Aligning internally to take action now

It is essential to build a strong internal business case for immediate CDR engagement. The strategic opportunity for CDR today lies in anticipating future risks and fostering genuine climate leadership. Here's why:

  • Manage future risks. Supply is scarce today and will only continue to crunch as the thousands of net-zero target setters approach their target years and need to purchase offsets.
  • Get in line with upcoming regulations. Whether voluntary or codified, climate legislation is around the corner, and ESG agendas are here to stay.
  • Social license to operate. Taking action today boosts brand reputation and trust. Climate leadership is essential for stakeholder and employee satisfaction, and can even impact a company's valuation.

How we stay on track for our common climate goals

The role of CDR in 2030 is about scaling up: proving pathways, establishing standards, and building the infrastructure that enables exponential growth. By 2050, it must be delivering gigatonnes annually. That trajectory cannot be achieved without today's corporate and policy leadership.

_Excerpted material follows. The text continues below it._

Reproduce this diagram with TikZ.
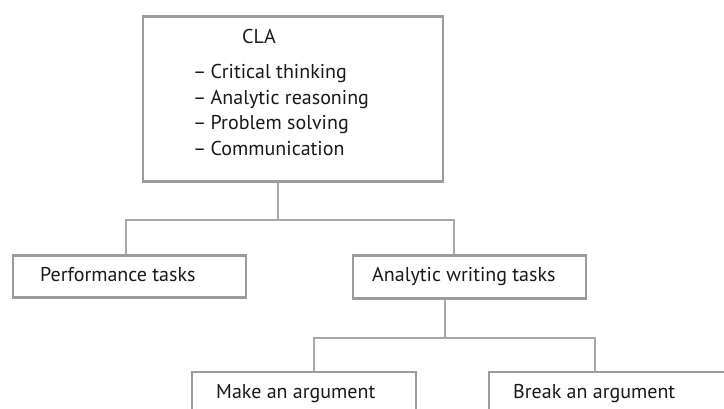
\documentclass[tikz,border=0pt]{standalone}
\usepackage{fontspec}
\setmainfont{PT Sans}
\begin{document}
\begin{tikzpicture}[x=1pt,y=-1pt,
  box/.style={draw=boxgray,line width=2.7pt,fill=white,rectangle,inner sep=0pt,anchor=north west},
  lbl/.style={anchor=base west,inner sep=0pt,text=black!90,font=\fontsize{20}{24}\selectfont},
  link/.style={draw=linkgray,line width=1.1pt}]
\definecolor{boxgray}{HTML}{9C9C9C}
\definecolor{linkgray}{HTML}{A8A8A8}
\useasboundingbox (0,0) rectangle (724,409);
\clip (0,0) rectangle (724,409);

% boxes (outer edges measured, border centred on the line)
\node[box,minimum width=300pt,minimum height=165pt] (cla)  at (141.5,15.5) {};
\node[box,minimum width=233pt,minimum height=42pt]  (perf) at (11.5,254.5) {};
\node[box,minimum width=233pt,minimum height=43pt]  (anw)  at (351.5,254.5) {};
\node[box,minimum width=224pt,minimum height=60pt]  (make) at (190.5,370.5) {};
\node[box,minimum width=250pt,minimum height=60pt]  (brk)  at (487.5,370.5) {};

% texts
\node[lbl] (t0) at (242,44)    {CLA};
\node[lbl] (t1) at (193,79)    {–\hspace{-1pt} Critical thinking};
\node[lbl] (t2) at (193,104.5) {–\hspace{-1pt} Analytic reasoning};
\node[lbl] (t3) at (193,130)   {–\hspace{-1pt} Problem solving};
\node[lbl] (t4) at (193,155.5) {–\hspace{-1pt} Communication};
\node[lbl] (tp) at (40,282)  {Performance tasks};
\node[lbl] (ta) at (372,282) {Analytic writing tasks};
\node[lbl] (tm) at (216,398) {Make an argument};
\node[lbl] (tb) at (513,398) {Break an argument};

% first level of the tree
\coordinate (j1) at (278,220);
\coordinate (b1l) at (126,220);
\coordinate (b1r) at (454,220);
\draw[link] (cla.south -| j1) -- (j1);
\draw[link] (perf.north -| b1l) -- (b1l) -- (b1r) -- (anw.north -| b1r);

% second level of the tree
\coordinate (j2) at (445,338);
\coordinate (b2l) at (314,338);
\coordinate (b2r) at (595,338);
\draw[link] (anw.south -| j2) -- (j2);
\draw[link] (make.north -| b2l) -- (b2l) -- (b2r) -- (brk.north -| b2r);
\end{tikzpicture}
\end{document}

For companies, the question is no longer whether to include removals, but when to do so. Early movers will secure lower costs, influence market design, and establish climate credibility. Governments, investors, and corporations all share responsibility, but businesses in particular have the chance to shape the market through procurement, partnerships, and long-term commitments. Net zero is not possible without CDR—and the time to scale it is now.